The overnight lending rate, which is the rate at which banks borrow from the Central Bank overnight, went from 8.50 percent to 8.25 percent.
However, Turkey’s overnight borrowing rate, under which banks lend or deposit money to the Central Bank, remained unchanged at 7.25 percent.
The one-week repo rate, known as policy rate, was also kept at 7.5 percent, the bank said.
In late liquidity window interest rates -- between 4 p.m. (1300 GMT) and 5 p.m. (1400 GMT) -- the borrowing rate has been kept at zero percent and the lending rate has been reduced from 10 percent to 9.75percent.
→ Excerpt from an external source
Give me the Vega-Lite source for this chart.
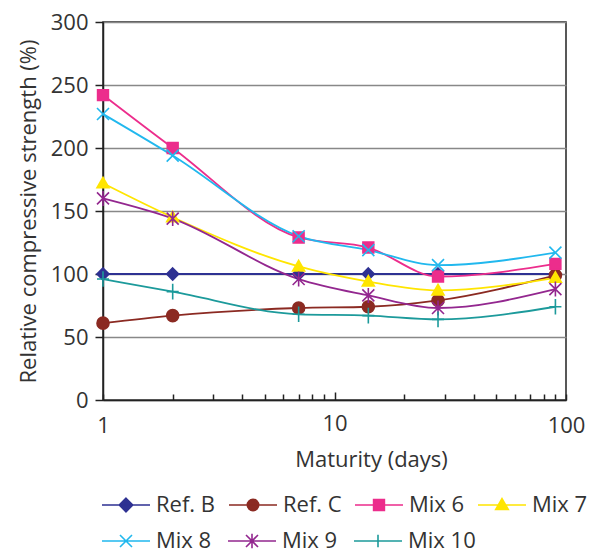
{
  "$schema": "https://vega.github.io/schema/vega-lite/v6.json",
  "width": 463,
  "height": 378,
  "autosize": {"type": "none"},
  "padding": {"left": 103, "top": 22, "right": 26, "bottom": 153},
  "background": "white",
  "config": {
    "font": "Open Sans",
    "view": {"stroke": "#222", "strokeWidth": 1.5},
    "axis": {
      "labelFont": "Open Sans", "titleFont": "Open Sans",
      "labelFontSize": 22, "titleFontSize": 22,
      "labelColor": "#333", "titleColor": "#333", "titleFontWeight": "normal",
      "domainColor": "#222", "tickColor": "#222", "domainWidth": 1.5, "tickWidth": 1.5
    },
    "legend": {
      "orient": "none", "direction": "horizontal", "title": null,
      "symbolSize": 900, "symbolStrokeWidth": 1.6,
      "labelFontSize": 22, "labelFont": "Open Sans", "labelColor": "#333",
      "labelOffset": 14, "columnPadding": 9, "padding": 0
    }
  },
  "data": {
    "values": [
      {"series": "Ref. B", "day": 1, "value": 100}, {"series": "Ref. B", "day": 2, "value": 100}, {"series": "Ref. B", "day": 7, "value": 100}, {"series": "Ref. B", "day": 14, "value": 100}, {"series": "Ref. B", "day": 28, "value": 100}, {"series": "Ref. B", "day": 90, "value": 100},
      {"series": "Ref. C", "day": 1, "value": 61}, {"series": "Ref. C", "day": 2, "value": 67}, {"series": "Ref. C", "day": 7, "value": 73}, {"series": "Ref. C", "day": 14, "value": 74}, {"series": "Ref. C", "day": 28, "value": 79}, {"series": "Ref. C", "day": 90, "value": 99},
      {"series": "Mix 6", "day": 1, "value": 242}, {"series": "Mix 6", "day": 2, "value": 200}, {"series": "Mix 6", "day": 7, "value": 129}, {"series": "Mix 6", "day": 14, "value": 121}, {"series": "Mix 6", "day": 28, "value": 98}, {"series": "Mix 6", "day": 90, "value": 108},
      {"series": "Mix 7", "day": 1, "value": 172}, {"series": "Mix 7", "day": 2, "value": 145}, {"series": "Mix 7", "day": 7, "value": 106}, {"series": "Mix 7", "day": 14, "value": 94}, {"series": "Mix 7", "day": 28, "value": 87}, {"series": "Mix 7", "day": 90, "value": 97},
      {"series": "Mix 8", "day": 1, "value": 227}, {"series": "Mix 8", "day": 2, "value": 194}, {"series": "Mix 8", "day": 7, "value": 130}, {"series": "Mix 8", "day": 14, "value": 119}, {"series": "Mix 8", "day": 28, "value": 107}, {"series": "Mix 8", "day": 90, "value": 117},
      {"series": "Mix 9", "day": 1, "value": 160}, {"series": "Mix 9", "day": 2, "value": 144}, {"series": "Mix 9", "day": 7, "value": 96}, {"series": "Mix 9", "day": 14, "value": 83}, {"series": "Mix 9", "day": 28, "value": 73}, {"series": "Mix 9", "day": 90, "value": 88},
      {"series": "Mix 10", "day": 1, "value": 96}, {"series": "Mix 10", "day": 2, "value": 86}, {"series": "Mix 10", "day": 7, "value": 68}, {"series": "Mix 10", "day": 14, "value": 67}, {"series": "Mix 10", "day": 28, "value": 64}, {"series": "Mix 10", "day": 90, "value": 74}
    ]
  },
  "encoding": {
    "x": {
      "field": "day", "type": "quantitative",
      "scale": {"type": "log", "domain": [1, 100], "nice": false},
      "axis": {
        "title": "Maturity (days)",
        "grid": false,
        "values": [1, 2, 3, 4, 5, 6, 7, 8, 9, 10, 20, 30, 40, 50, 60, 70, 80, 90, 100],
        "labelExpr": "datum.value == 1 || datum.value == 10 || datum.value == 100 ? datum.label : ''",
        "tickSize": {"condition": {"test": "datum.value == 10", "value": -8}, "value": -6},
        "labelPadding": 21,
        "labelFlush": false,
        "labelOverlap": false,
        "titlePadding": 13,
        "titleX": 268
      }
    },
    "y": {
      "field": "value", "type": "quantitative",
      "scale": {"domain": [0, 300], "nice": false},
      "axis": {
        "title": "Relative compressive strength (%)",
        "values": [0, 50, 100, 150, 200, 250, 300],
        "grid": true, "gridColor": "#888", "gridWidth": 1.5,
        "tickSize": 8, "labelPadding": 7, "titlePadding": 10
      }
    }
  },
  "resolve": {"scale": {"fill": "independent", "stroke": "independent", "shape": "independent"}},
  "layer": [
    {
      "mark": {"type": "line", "interpolate": "monotone", "strokeWidth": 1.8},
      "encoding": {
        "stroke": {
          "field": "series", "type": "nominal",
          "scale": {"domain": ["Ref. B", "Ref. C", "Mix 6", "Mix 7", "Mix 8", "Mix 9", "Mix 10"],
                    "range": ["#2E3192", "#8B2A22", "#EC2D8C", "#FFE500", "#21B8EE", "#93278F", "#1C9A9B"]},
          "legend": null
        }
      }
    },
    {
      "mark": {"type": "point", "filled": true, "size": 144, "strokeWidth": 1.6, "opacity": 1},
      "encoding": {
        "fill": {
          "field": "series", "type": "nominal",
          "scale": {"domain": ["Ref. B", "Ref. C", "Mix 6", "Mix 7", "Mix 8", "Mix 9", "Mix 10"],
                    "range": ["#2E3192", "#8B2A22", "#EC2D8C", "#FFE500", "#21B8EE", "#93278F", "#1C9A9B"]},
          "legend": null
        },
        "stroke": {
          "field": "series", "type": "nominal",
          "scale": {"domain": ["Ref. B", "Ref. C", "Mix 6", "Mix 7", "Mix 8", "Mix 9", "Mix 10"],
                    "range": ["#2E3192", "#8B2A22", "#EC2D8C", "#FFE500", "#21B8EE", "#93278F", "#1C9A9B"]},
          "legend": null
        },
        "shape": {
          "field": "series", "type": "nominal",
          "scale": {"domain": ["Ref. B", "Ref. C", "Mix 6", "Mix 7", "Mix 8", "Mix 9", "Mix 10"],
                    "range": ["M0,-1L1,0L0,1L-1,0Z", "circle", "M-0.9,-0.9L0.9,-0.9L0.9,0.9L-0.9,0.9Z", "M0,-1L1,0.75L-1,0.75Z", "M-1,-1L1,1M-1,1L1,-1", "M-1,-1L1,1M-1,1L1,-1M0,-1.25L0,1.25", "M0,-1.3L0,1.3M-1,0L1,0"]},
          "legend": null
        }
      }
    },
    {
      "transform": [{"filter": "datum.day > 1000"}],
      "mark": {"type": "point", "filled": true, "opacity": 1},
      "encoding": {
        "fill": {
          "field": "series", "type": "nominal",
          "scale": {"domain": ["Ref. B", "Ref. C", "Mix 6", "Mix 7"],
                    "range": ["#2E3192", "#8B2A22", "#EC2D8C", "#FFE500"]},
          "legend": {"legendX": 7, "legendY": 467}
        },
        "stroke": {
          "field": "series", "type": "nominal",
          "scale": {"domain": ["Ref. B", "Ref. C", "Mix 6", "Mix 7"],
                    "range": ["#2E3192", "#8B2A22", "#EC2D8C", "#FFE500"]},
          "legend": {"legendX": 7, "legendY": 467}
        },
        "shape": {
          "field": "series", "type": "nominal",
          "scale": {"domain": ["Ref. B", "Ref. C", "Mix 6", "Mix 7"],
                    "range": [
                      "M-1.6,0L1.6,0M0,-0.45L0.45,0L0,0.45L-0.45,0Z",
                      "M-1.6,0L1.6,0M0.38,0C0.38,0.21,0.21,0.38,0,0.38C-0.21,0.38,-0.38,0.21,-0.38,0C-0.38,-0.21,-0.21,-0.38,0,-0.38C0.21,-0.38,0.38,-0.21,0.38,0Z",
                      "M-1.6,0L1.6,0M-0.36,-0.36L0.36,-0.36L0.36,0.36L-0.36,0.36Z",
                      "M-1.6,0L1.6,0M0,-0.42L0.42,0.3L-0.42,0.3Z"
                    ]},
          "legend": {"legendX": 7, "legendY": 467}
        }
      }
    },
    {
      "transform": [{"filter": "datum.day > 1000"}],
      "mark": {"type": "point", "filled": true, "opacity": 1},
      "encoding": {
        "fill": {
          "field": "series", "type": "nominal",
          "scale": {"domain": ["Mix 8", "Mix 9", "Mix 10"],
                    "range": ["#21B8EE", "#93278F", "#1C9A9B"]},
          "legend": {"legendX": 7, "legendY": 503, "columnPadding": 12}
        },
        "stroke": {
          "field": "series", "type": "nominal",
          "scale": {"domain": ["Mix 8", "Mix 9", "Mix 10"],
                    "range": ["#21B8EE", "#93278F", "#1C9A9B"]},
          "legend": {"legendX": 7, "legendY": 503, "columnPadding": 12}
        },
        "shape": {
          "field": "series", "type": "nominal",
          "scale": {"domain": ["Mix 8", "Mix 9", "Mix 10"],
                    "range": [
                      "M-1.6,0L1.6,0M-0.4,-0.4L0.4,0.4M-0.4,0.4L0.4,-0.4",
                      "M-1.6,0L1.6,0M-0.4,-0.4L0.4,0.4M-0.4,0.4L0.4,-0.4M0,-0.48L0,0.48",
                      "M-1.6,0L1.6,0M0,-0.42L0,0.42"
                    ]},
          "legend": {"legendX": 7, "legendY": 503, "columnPadding": 12}
        }
      }
    }
  ]
}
The bank said in a statement that recent data and indicators regarding the third quarter show a deceleration in Turkey’s economic activity and that current financial conditions are tight.
"While developments in tourism revenues will have a negative impact in the short run, the lagged effects of the developments in the terms of trade and the moderate course of consumer loans will continue to contribute to the improvement in the current account balance," the statement said.
"The slowdown in aggregate demand contributes to the gradual fall in core inflation. With the help from falling food prices, headline inflation is expected to display a decline in the short term," it added.
The recent tax adjustment in fuel prices and other cost factors limit the improvement in inflation and necessitate the maintenance of a cautious monetary policy stance, the bank said.
In light of these assessments, and considering its contribution to the effectiveness of monetary policy, the bank decided to take measured and cautious steps towards simplification.
The bank added its future monetary policy decisions would depend on the inflation outlook.
"Taking into account inflation expectations, pricing behavior and the course of other factors affecting inflation, the cautious monetary policy stance will be maintained," it said.
All but one of the 15 economists who attended the Anadolu Agency Finance Poll expected the upper band rate to be lowered to 8.25 from 8.50, while one economist expects a cut by 50 base points.
No change was expected in other short-term rates, according to the poll results announced Tuesday.